Treating a Rubber bush on a weed management outing. Naomi Blondel/AWC
Treating a Rubber bush on a weed management outing.

Ever the overachievers, our team didn’t let an involved training, fire and feral management program impede their weed management efforts. Despite the extreme effects of the fires, they completed a successful weeding program before the end of the year, eradicating small infestations and setting the stage for continued efforts against invasive species.

Collaboratively, AWC and DAC staff undertook 42 wetland assessments on Yampi’s lowland regions. Due to the sensitivity of wetlands to climatic changes, fire, cattle and pigs, monitoring over time is imperative to assessing management outcomes and ensuring the long-term health of these sensitive habitats. The team observed a notable reduction in the impact from pigs and cattle, providing direct evidence of the positive outcomes resulting from current management initiatives.

An additional positive outcome from the trip was the upskilling of DAC rangers in weed identification, facilitated by AWC land management officers using Yampi’s weed management plan. These teachings enabled them to assess wetlands independently, diversifying their skill sets and enhancing the efficiency of the study.

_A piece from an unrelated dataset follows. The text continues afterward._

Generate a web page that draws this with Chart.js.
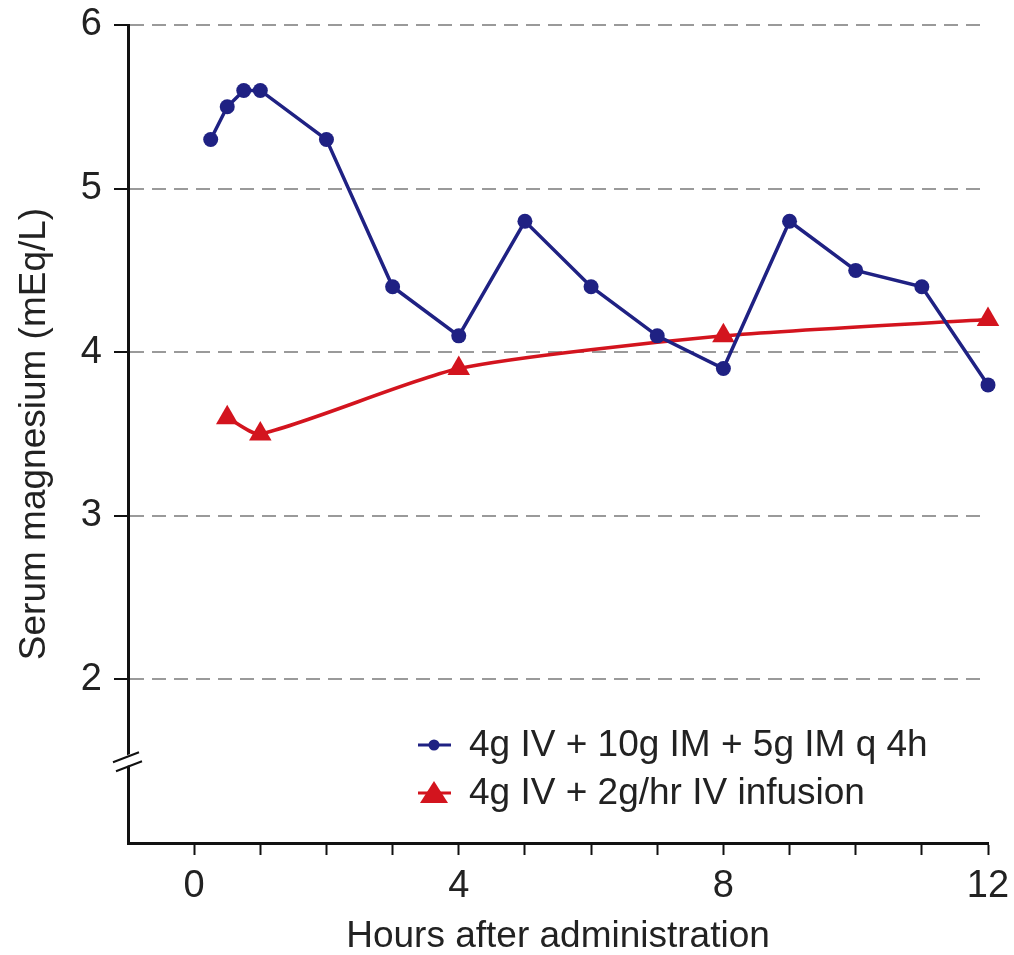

Other highlights of our weed management work include the inaugural use of slow drive surveys to assess the extent of priority weeds that get carried around properties by vectors such as vehicles and grading machinery, and the removal of two mission grass infestations on the property. The coming years will see the team treating the seedbank, working towards eventual complete eradications of this species on Yampi.

 

AWC thanks our staff and partners on the ground; their consistent integration of fire management, feral control, and surveys in the face of great environmental threats is testament to their adaptability and expertise. As we chart the course ahead, this year’s learnings will steer our strategies, supporting the continued preservation of Yampi’s distinctive ecosystems.